Now I don't know what the outcome of this debate was in India and I am not making an affirmative case in regard to 'media people' in Australia. However, Australian journalism is becoming increasingly problematic.
I offer, as one major piece of evidence, the brouhaha of the window rappers at The Lobby last week. Read about the background to this reporting here and to date there appears to be no discussion among the mainstream media people themselves that they were part of the problem. If you follow the links in the Further Reading section of the post, there is a clear cleavage between reports appearing in the mainstream/old media and reports in the so-called new media.
Last week's events seem to have made me more sensitive than usual to reporting in our 'news' papers. Now, I don't want to appear to be picking on The Aged unduly - however, this is the paper I usually read. I read it on-line with an occasional purchase for cryptic crossword and sudoku purposes. Occasionally, I might dip into The Australian but generally I feel yukky if I dip into the Murdoch tabloids so I am not bothering to take investigations there.
To-day's The Age has a couple of stand-out no-news and what's-the-point-of-publishing-this candidates.
The first stand-out is:
This story has the by-line of Dan Harrison. I have no idea of Dan's journalistic background but if he's applying for a job at Woman's Day or some celebrity oriented magazine, Dan might tender this piece of breathless writing in support of his application.
Dan gives the impression Activism=Bad, Mainstream sensibilities=Good.

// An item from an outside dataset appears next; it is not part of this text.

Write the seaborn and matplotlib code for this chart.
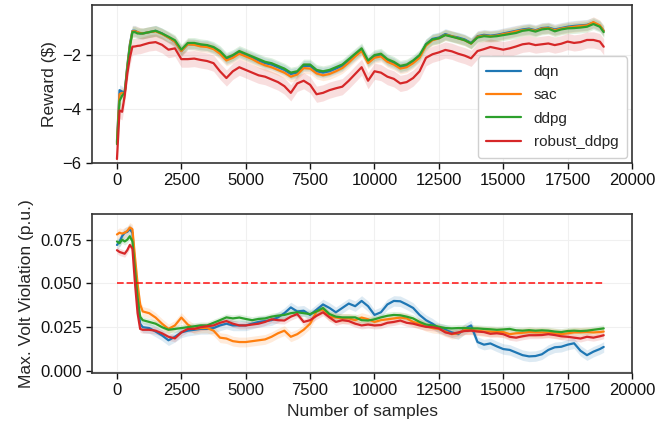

We have someone who is concerned with and earns her living in the cause of workplace equity and justice. Her concern extends beyond this to making the case for equity and justice in other areas of society. Clearly, from the tone of voice of this piece of journalism, such activities are suspicious, not laudable and must be used in any case that is condemnatory of Kim Sattler. Could this be the beginning of or an urging to terrorism?
Judges to dress
in red for
This from The Age does not carry a journalist's by-line. The story has been sourced from AAP. The inclusion of this story is clearly included because of an editorial decision to pick this one up off the wire. Certainly, this is not a newsworthy item. This is an event that takes place every year at the beginning of the Law Year. And every year regalia is worn. The headline can only be viewed as some sub-editor's idea of a joke. But then isn't The Age outsourcing sub-editing to AAP?
'Old' media, particularly of the broadsheet variety, are casting around to maintain their place, their presence and their subscriptions in an increasingly on-line world. To continue to make money, broadsheets and tabloids alike - 'old' media - have still to find a replicable formula. First and foremost, one would imagine, is the imperative to provide 'news' and other material of interest to a particular readership or demographic. How else can advertising be sold and money made?
Are readers of The Age really interested in Kim Sattler's extra-curricular activities and activism? How many readers of The Age in Melbourne are bursting to know that judges are dressing up and going to mass in Sydney?
Actually, this piece of journalism gives every appearance of being a direct lift of a Catholic Media Office press release. How do I know this? Because, historically, the Catholics go to a Catholic mass and others go to a protestant service. In Sydney, the protestant venue would usually be at St Andrew's Anglican Cathedral. So, not only is this no news, it also demonstrates religious bias. Why did it make the grade at all? To curry favour with a legal readership? I figure that this would be a very tiny demographic among the readership of The Age. And does the Melbourne legal fraternity give a fig for what the Sydney legal establishment is up to?